Well, according to a dermatology journal out today, he may have been in for worse than a surprise: a nasty skin reaction that one doctor is calling “Mexican beer dermatitis.”

Dr. Scott Flugman, of Huntington Hospital in New York, reports in the Archives of Dermatology that a substance in lime juice, if left on the skin in the sun, can cause the skin to become discolored, as if stung by jellyfish or poison ivy. And the marks can last for months.

Here’s how it happens: Mexican beers, particularly Corona, are typically served with a lime slice wedged into the top of the bottle. The drinker then shoves the lime into the bottle and holds his or her thumb over the bottle’s mouth while turning the bottle over to mix in the juice.

If the drinker isn’t careful, however, the beer’s carbonation can spray lime juice and beer all over his or her skin — “especially in a patient who is shirtless by a beach or pool,” the journal notes.

The ensuing reaction — most commonly seen in people such as bartenders who work outdoors with limes — owes to a substance called psoralen, Flugman told Reuters Health. Psoralen is used to make the skin more sensitive to the effects of a wavelength of ultraviolet light known as UV-A, which is used to treat certain skin conditions. When it’s lime juice on your skin, however, it’s a different story. (Lemons contain psoralens, too, although weaker ones.) Most cases aren’t severe and won’t leave a scar. “It’s just a cosmetic issue,” said Flugman. But he added that the skin reaction may take an emotional toll.

“People are worried it’s something serious. You might have some brown spots you’re looking at for a few months,” particularly in olive-skinned Caucasians. The link between sunburns and skin cancer may also worry people, but no one has shown any specific tie between this kind of dermatitis and cancer, Flugman said. At his two-dermatologist practice in Long Island, New York, he sees two or three cases per year — other cases probably go away before people get to a dermatologist.

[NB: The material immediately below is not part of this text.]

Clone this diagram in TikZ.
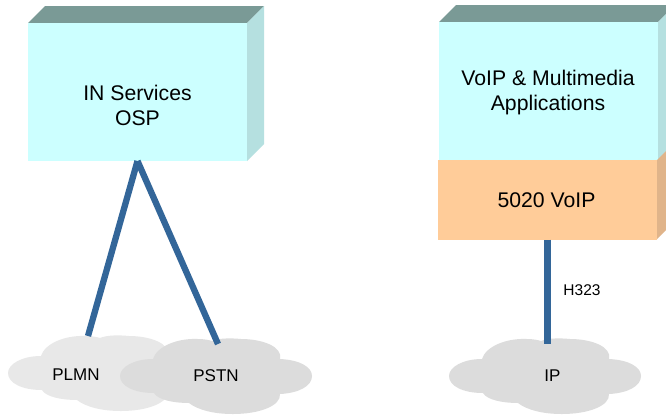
\documentclass[tikz,border=0pt]{standalone}
\usepackage{fontspec}
\setmainfont{Liberation Sans}
\definecolor{frontc}{HTML}{CCFFFF}
\definecolor{topc}{HTML}{7A9A96}
\definecolor{sidec}{HTML}{B5E0E0}
\definecolor{orangec}{HTML}{FFCC99}
\definecolor{orangeside}{HTML}{E0B48A}
\definecolor{linkc}{HTML}{336699}
\definecolor{cloudlight}{HTML}{E8E8E8}
\definecolor{clouddark}{HTML}{DCDCDC}
\tikzset{
  boxfront/.style={rectangle,inner sep=0pt,outer sep=0pt,minimum width=219pt,fill=frontc},
  biglabel/.style={align=center,inner sep=0pt,font=\fontsize{21.2}{25}\selectfont},
  cloudlabel/.style={inner sep=0pt,font=\fontsize{17}{20}\selectfont},
  smalllabel/.style={inner sep=0pt,font=\fontsize{15.5}{18}\selectfont},
  link/.style={draw=linkc,line width=6.3pt,line cap=butt}
}
% cloud outline in the IP cloud's position, moved by #1,#2, filled with #3
\newcommand{\cloudshape}[3]{%
  \fill[#3,shift={(#1,#2)}] (482,359)
    .. controls (486,346) and (507,338) .. (527,339)
    .. controls (533,339) and (538,340) .. (541,341)
    .. controls (548,338) and (560,338) .. (570,339)
    .. controls (592,339) and (612,347) .. (609,359)
    .. controls (629,360) and (641,367) .. (641,376)
    .. controls (641,386) and (628,393) .. (609,394)
    .. controls (610,406) and (588,414) .. (562,414)
    .. controls (543,414) and (527,410) .. (518,403)
    .. controls (503,403) and (487,400) .. (483,393)
    .. controls (463,393) and (449,386) .. (449,376)
    .. controls (449,367) and (463,359) .. (482,359) -- cycle;}
\begin{document}
\begin{tikzpicture}[x=1pt,y=-1pt]
\clip (0,0) rectangle (666,416);
\fill[white] (0,0) rectangle (666,416);
% left box
\fill[topc] (28,23) -- (45,6) -- (264,6) -- (247,23) -- cycle;
\fill[sidec] (247,23) -- (264,6) -- (264,144) -- (247,161) -- cycle;
\node[boxfront,minimum height=138pt] (osp) at (137.5,92) {};
\node[biglabel] (osplabel) at (137.5,105.5) {IN Services\\OSP};
% right box upper
\fill[topc] (439,22) -- (456,5) -- (675,5) -- (658,22) -- cycle;
\fill[sidec] (658,22) -- (675,5) -- (675,143) -- (658,160) -- cycle;
\node[boxfront,minimum height=138pt] (voipapp) at (548.5,91) {};
\node[biglabel] (voipapplabel) at (548,93) {VoIP \& Multimedia\\Applications};
% right box lower
\fill[orangeside] (657,160) -- (674,143) -- (674,222) -- (657,239) -- cycle;
\node[boxfront,fill=orangec,minimum height=80pt] (voip) at (547.5,199.5) {};
\node[biglabel] (voiplabel) at (546.5,200) {5020 VoIP};
% clouds
\cloudshape{-441}{-3}{cloudlight}
\cloudshape{-329}{0}{clouddark}
\cloudshape{0}{0}{clouddark}
\node[cloudlabel] (plmn) at (76,375) {PLMN};
\node[cloudlabel] (pstn) at (216,375.5) {PSTN};
\node[cloudlabel] (ip) at (552.5,375.5) {IP};
\node[smalllabel] (h323) at (582,290) {H323};
% connector ends
\coordinate (apex) at (137.5,161);
\coordinate (plmntop) at (88,336);
\coordinate (pstntop) at (218,344);
\coordinate (iptop) at (547.5,344);
\draw[link] (apex) -- (plmntop);
\draw[link] (apex) -- (pstntop);
\draw[link] (voip.south) -- (iptop);
\end{tikzpicture}
\end{document}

It’s not clear just how common the problem is, and Flugman’s write-up is just a case report, the lowest level of medical evidence. Yet most dermatologists know the skin reaction exists, “even if they haven’t seen it recently,” Flugman told Reuters Health.

Making more people aware of it, he said, will reassure them that the reaction will probably go away, or let them avoid it in the first place.

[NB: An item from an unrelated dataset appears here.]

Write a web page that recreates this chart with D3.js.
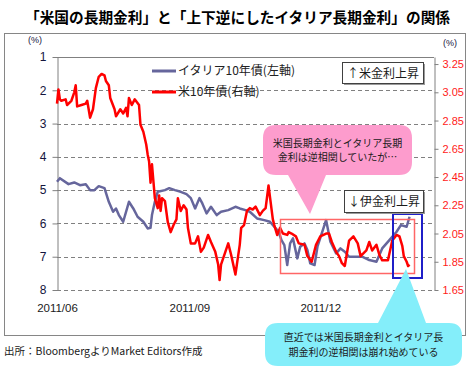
<!DOCTYPE html>
<html lang="ja">
<head>
<meta charset="utf-8">
<title>米国の長期金利とイタリア長期金利</title>
<script src="https://cdn.jsdelivr.net/npm/d3@7"></script>
<style>
    body { margin: 0; background: #fff; }
    svg { display: block; }
    .jp { font-family: "Noto Sans CJK JP", sans-serif; }
    .num { font-family: "Liberation Sans", Arial, sans-serif; }
    .grid line { stroke: #808080; stroke-dasharray: 4,3; }
</style>
</head>
<body>
<script>
    // イタリア10年債 (左軸, 上下逆)
    var itDates = ['2011-06-01','2011-06-03','2011-06-09','2011-06-13','2011-06-17','2011-06-21','2011-06-24','2011-06-27','2011-06-30',
        '2011-07-04','2011-07-07','2011-07-10','2011-07-12','2011-07-14','2011-07-17','2011-07-21','2011-07-24','2011-07-27','2011-07-31',
        '2011-08-03','2011-08-05','2011-08-06','2011-08-08','2011-08-10','2011-08-15','2011-08-18','2011-08-22','2011-08-26','2011-08-30',
        '2011-09-02','2011-09-05','2011-09-08','2011-09-10','2011-09-13','2011-09-16','2011-09-20','2011-09-23','2011-09-28',
        '2011-10-03','2011-10-06','2011-10-10','2011-10-13','2011-10-18','2011-10-23','2011-10-27','2011-10-31',
        '2011-11-02','2011-11-04','2011-11-06','2011-11-08','2011-11-10','2011-11-12','2011-11-15','2011-11-17','2011-11-20','2011-11-22','2011-11-24','2011-11-27','2011-11-29',
        '2011-12-02','2011-12-05','2011-12-08','2011-12-12','2011-12-15','2011-12-18','2011-12-21','2011-12-30',
        '2012-01-04','2012-01-09','2012-01-13','2012-01-18','2012-01-23','2012-01-26','2012-01-30','2012-02-01'];
    var itYield = [4.75,4.64,4.82,4.77,4.85,4.82,5.00,5.00,4.88,
        4.94,5.35,5.65,5.55,5.75,5.95,5.35,5.55,5.80,5.95,
        6.15,6.13,5.75,5.35,5.05,5.00,4.94,5.00,5.05,5.12,
        5.24,5.55,5.24,5.40,5.70,5.50,5.75,5.65,5.60,
        5.50,5.55,5.60,5.65,5.85,5.90,5.95,6.15,
        6.25,6.50,6.65,7.25,6.60,6.45,7.05,6.70,6.60,6.80,7.20,7.25,6.70,
        6.30,5.90,6.55,6.90,6.75,6.85,7.00,7.00,
        7.10,7.15,6.75,6.50,6.25,6.05,6.10,5.80];

    // 米10年債 (右軸)
    var usDates = ['2011-06-01','2011-06-02','2011-06-03','2011-06-04','2011-06-07','2011-06-08','2011-06-11','2011-06-13','2011-06-14','2011-06-15','2011-06-18','2011-06-21','2011-06-22','2011-06-24','2011-06-26','2011-06-28','2011-06-30',
        '2011-07-02','2011-07-04','2011-07-05','2011-07-07','2011-07-08','2011-07-11','2011-07-12','2011-07-15','2011-07-17','2011-07-19','2011-07-20','2011-07-21','2011-07-23','2011-07-25','2011-07-28','2011-07-29','2011-07-31',
        '2011-08-02','2011-08-03','2011-08-04','2011-08-05','2011-08-06','2011-08-07','2011-08-08','2011-08-10','2011-08-11','2011-08-12','2011-08-13','2011-08-15','2011-08-17','2011-08-19','2011-08-21','2011-08-23','2011-08-24','2011-08-26','2011-08-28','2011-08-30','2011-08-31',
        '2011-09-02','2011-09-05','2011-09-07','2011-09-09','2011-09-11','2011-09-14','2011-09-16','2011-09-19','2011-09-21','2011-09-22','2011-09-23','2011-09-26','2011-09-28','2011-09-30',
        '2011-10-03','2011-10-04','2011-10-06','2011-10-07','2011-10-09','2011-10-11','2011-10-13','2011-10-15','2011-10-17','2011-10-20','2011-10-22','2011-10-24','2011-10-26','2011-10-27','2011-10-29','2011-10-30',
        '2011-11-01','2011-11-03','2011-11-05','2011-11-08','2011-11-09','2011-11-11','2011-11-14','2011-11-16','2011-11-20','2011-11-22','2011-11-25','2011-11-28',
        '2011-12-01','2011-12-05','2011-12-07','2011-12-09','2011-12-12','2011-12-14','2011-12-16','2011-12-18','2011-12-21','2011-12-24','2011-12-27','2011-12-29',
        '2012-01-02','2012-01-04','2012-01-06','2012-01-09','2012-01-11','2012-01-13','2012-01-17','2012-01-20','2012-01-23','2012-01-25','2012-01-27','2012-01-28','2012-01-30','2012-01-31',
        '2012-02-01'];
    var usYield = [2.97,3.07,3.00,2.99,3.00,2.96,2.99,3.05,3.10,2.95,2.96,2.97,2.99,2.87,2.93,3.08,3.16,
        3.18,3.17,3.13,3.10,3.01,2.93,2.88,2.93,2.90,2.94,2.88,3.01,2.96,3.00,2.96,2.82,2.77,
        2.68,2.61,2.56,2.41,2.54,2.42,2.30,2.23,2.32,2.21,2.30,2.28,2.13,2.06,2.11,2.15,2.30,2.21,2.25,2.22,2.09,
        1.98,1.98,2.03,1.92,1.95,2.04,1.99,1.92,1.83,1.72,1.83,1.92,1.98,1.90,
        1.76,1.83,1.97,2.09,2.11,2.21,2.23,2.22,2.24,2.18,2.21,2.23,2.39,2.31,2.15,2.11,
        2.04,2.09,2.05,2.04,2.06,2.05,2.03,1.98,1.97,1.89,1.85,1.97,
        2.03,2.05,2.05,1.99,1.92,1.89,1.84,1.82,2.00,2.03,1.98,1.89,
        1.93,1.99,1.93,1.97,1.90,1.86,1.86,2.00,2.04,2.03,1.96,1.89,1.85,1.82,
        1.83];

    var leftTicks = [1, 2, 3, 4, 5, 6, 7, 8];
    var rightTicks = [3.25, 3.05, 2.85, 2.65, 2.45, 2.25, 2.05, 1.85, 1.65];
    var xTicks = ['2011-06-01', '2011-09-01', '2011-12-01'];
    var seriesNames = ['イタリア10年債(左軸)', '米10年債(右軸)'];

    var parse = d3.timeParse('%Y-%m-%d');
    var W = 471, H = 374;
    var plot = {left: 57, right: 434, top: 57, bottom: 290};

    var svg = d3.select('body').append('svg')
        .attr('width', W).attr('height', H);

    var x = d3.scaleTime()
        .domain([parse('2011-06-01'), parse('2012-02-18')])
        .range([plot.left, plot.right]);
    var yL = d3.scaleLinear().domain([1, 8]).range([plot.top, plot.bottom]);   // reversed
    var yR = d3.scaleLinear().domain([1.65, 3.30]).range([plot.bottom, plot.top]);

    // title
    svg.append('text').attr('class', 'jp')
        .attr('x', 25).attr('y', 23)
        .attr('textLength', 425).attr('lengthAdjust', 'spacingAndGlyphs')
        .style('font-size', '15px').style('font-weight', 'bold')
        .text('「米国の長期金利」と「上下逆にしたイタリア長期金利」の関係');

    // chart frame
    svg.append('rect')
        .attr('x', 4.5).attr('y', 33.5).attr('width', 461).attr('height', 302)
        .attr('fill', 'none').attr('stroke', '#868686');

    // gridlines
    svg.append('g').attr('class', 'grid')
        .selectAll('line').data(leftTicks.slice(1))
        .enter().append('line')
        .attr('x1', plot.left).attr('x2', plot.right)
        .attr('y1', function (d) { return Math.round(yL(d)) + 0.5; })
        .attr('y2', function (d) { return Math.round(yL(d)) + 0.5; });

    svg.append('line')
        .attr('x1', plot.left).attr('x2', plot.right)
        .attr('y1', plot.top + 0.5).attr('y2', plot.top + 0.5)
        .attr('stroke', '#808080');

    // left axis
    var gl = svg.append('g').attr('transform', 'translate(' + (plot.left + 0.5) + ',0)')
        .call(d3.axisLeft(yL).tickValues(leftTicks).tickSize(5).tickSizeOuter(0).tickPadding(6)
            .tickFormat(d3.format('d')));
    gl.select('.domain').attr('stroke', '#808080');
    gl.selectAll('.tick line').attr('stroke', '#808080');
    gl.selectAll('.tick text').attr('class', 'num')
        .style('font-size', '12px').attr('fill', '#14143c');

    // right axis
    var gr = svg.append('g').attr('transform', 'translate(' + (plot.right + 0.5) + ',0)')
        .call(d3.axisRight(yR).tickValues(rightTicks).tickSize(4).tickSizeOuter(0).tickPadding(4)
            .tickFormat(d3.format('.2f')));
    gr.select('.domain').attr('stroke', '#808080');
    gr.selectAll('.tick line').attr('stroke', '#808080');
    gr.selectAll('.tick text').attr('class', 'num')
        .style('font-size', '11px').attr('fill', '#ff1a1a');

    // x axis labels
    var gx = svg.append('g').attr('transform', 'translate(0,' + (plot.bottom + 11) + ')')
        .call(d3.axisBottom(x).tickValues(xTicks.map(parse)).tickSize(0)
            .tickFormat(d3.timeFormat('%Y/%m')));
    gx.select('.domain').remove();
    gx.selectAll('.tick text').attr('class', 'num')
        .style('font-size', '11.5px').attr('fill', '#1a1a1a');

    // (%) units
    svg.append('text').attr('class', 'num').attr('x', 28).attr('y', 43)
        .style('font-size', '9px').attr('fill', '#14143c').text('(%)');
    svg.append('text').attr('class', 'num').attr('x', 443).attr('y', 46)
        .style('font-size', '9px').attr('fill', '#14143c').text('(%)');

    // lines
    var itLine = d3.line()
        .x(function (d, i) { return x(parse(itDates[i])); })
        .y(function (d) { return yL(d); });
    var usLine = d3.line()
        .x(function (d, i) { return x(parse(usDates[i])); })
        .y(function (d) { return yR(d); });

    svg.append('path').datum(itYield)
        .attr('d', itLine).attr('fill', 'none')
        .attr('stroke', '#66669c').attr('stroke-width', 2.5)
        .attr('stroke-linejoin', 'round');
    svg.append('path').datum(usYield)
        .attr('d', usLine).attr('fill', 'none')
        .attr('stroke', '#ff0000').attr('stroke-width', 2.5)
        .attr('stroke-linejoin', 'round');

    // legend
    var legColors = ['#66669c', '#ff0000'];
    var leg = svg.append('g');
    seriesNames.forEach(function (name, i) {
        var ly = 71 + i * 21;
        leg.append('line').attr('x1', 152).attr('x2', 176)
            .attr('y1', ly).attr('y2', ly)
            .attr('stroke', legColors[i]).attr('stroke-width', 3);
        leg.append('text').attr('class', 'jp')
            .attr('x', 178).attr('y', ly + 4)
            .style('font-size', '12px').attr('fill', '#222')
            .text(name);
    });

    // highlight boxes
    svg.append('rect')
        .attr('x', 280.5).attr('y', 219.5).attr('width', 134).attr('height', 54)
        .attr('fill', 'none').attr('stroke', '#ff6666').attr('stroke-width', 1.5);
    svg.append('rect')
        .attr('x', 393).attr('y', 214).attr('width', 29).attr('height', 64)
        .attr('fill', 'none').attr('stroke', '#1f1fc8').attr('stroke-width', 2);

    // white label boxes
    function labelBox(bx, by, bw, bh, txt) {
        svg.append('rect').attr('x', bx + 2).attr('y', by + 2)
            .attr('width', bw).attr('height', bh).attr('fill', '#9a9a9a');
        svg.append('rect').attr('x', bx + 0.5).attr('y', by + 0.5)
            .attr('width', bw).attr('height', bh)
            .attr('fill', '#fff').attr('stroke', '#404040');
        svg.append('text').attr('class', 'jp')
            .attr('x', bx + bw / 2 + 0.5).attr('y', by + bh / 2 + 5)
            .attr('text-anchor', 'middle')
            .style('font-size', '12px').attr('fill', '#1a1a1a')
            .text(txt);
    }
    labelBox(342, 62, 81, 21, '↑米金利上昇');
    labelBox(344, 190, 79, 22, '↓伊金利上昇');

    // callouts
    function callout(bx, by, bw, bh, ptr, fill, lines) {
        var r = 13;
        var p = d3.path();
        p.moveTo(bx + r, by);
        if (ptr.side === 'top') {
            p.lineTo(ptr.a, by); p.lineTo(ptr.tx, ptr.ty); p.lineTo(ptr.b, by);
        }
        p.lineTo(bx + bw - r, by);
        p.quadraticCurveTo(bx + bw, by, bx + bw, by + r);
        p.lineTo(bx + bw, by + bh - r);
        p.quadraticCurveTo(bx + bw, by + bh, bx + bw - r, by + bh);
        if (ptr.side === 'bottom') {
            p.lineTo(ptr.b, by + bh); p.lineTo(ptr.tx, ptr.ty); p.lineTo(ptr.a, by + bh);
        }
        p.lineTo(bx + r, by + bh);
        p.quadraticCurveTo(bx, by + bh, bx, by + bh - r);
        p.lineTo(bx, by + r);
        p.quadraticCurveTo(bx, by, bx + r, by);
        p.closePath();
        svg.append('path').attr('d', p.toString()).attr('fill', fill);
        lines.forEach(function (t, i) {
            svg.append('text').attr('class', 'jp')
                .attr('x', bx + bw / 2).attr('y', by + bh / 2 + (i - (lines.length - 1) / 2) * 14.6 + 4)
                .attr('text-anchor', 'middle')
                .style('font-size', '10px').attr('fill', '#1a1a1a')
                .text(t);
        });
    }
    callout(263, 125, 149, 50, {side: 'bottom', a: 288, b: 326, tx: 310, ty: 214}, '#fd9ccd',
        ['米国長期金利とイタリア長期', '金利は逆相関していたが…']);
    callout(265, 323, 197, 43, {side: 'top', a: 378, b: 426, tx: 406, ty: 269}, '#84eefa',
        ['直近では米国長期金利とイタリア長', '期金利の逆相関は崩れ始めている']);

    // source
    svg.append('text').attr('class', 'jp')
        .attr('x', 4).attr('y', 355)
        .style('font-size', '10.5px').attr('fill', '#1a1a1a')
        .text('出所：BloombergよりMarket Editors作成');
</script>
</body>
</html>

“The people I see sometimes are kind of panicked,” he said. They are often mystified why a dermatologist is asking them if they’ve recently drunk Mexican beer. Crown Imports, which distributes Corona in the U.S., could not provide a comment by deadline. Flugman’s advice? “If you do this and you spritz the beer or the lime, just wash it off. Don’t leave it on there and sit out in the sun. “Or, if you aren’t inclined to get up for while, “throw a towel over it.”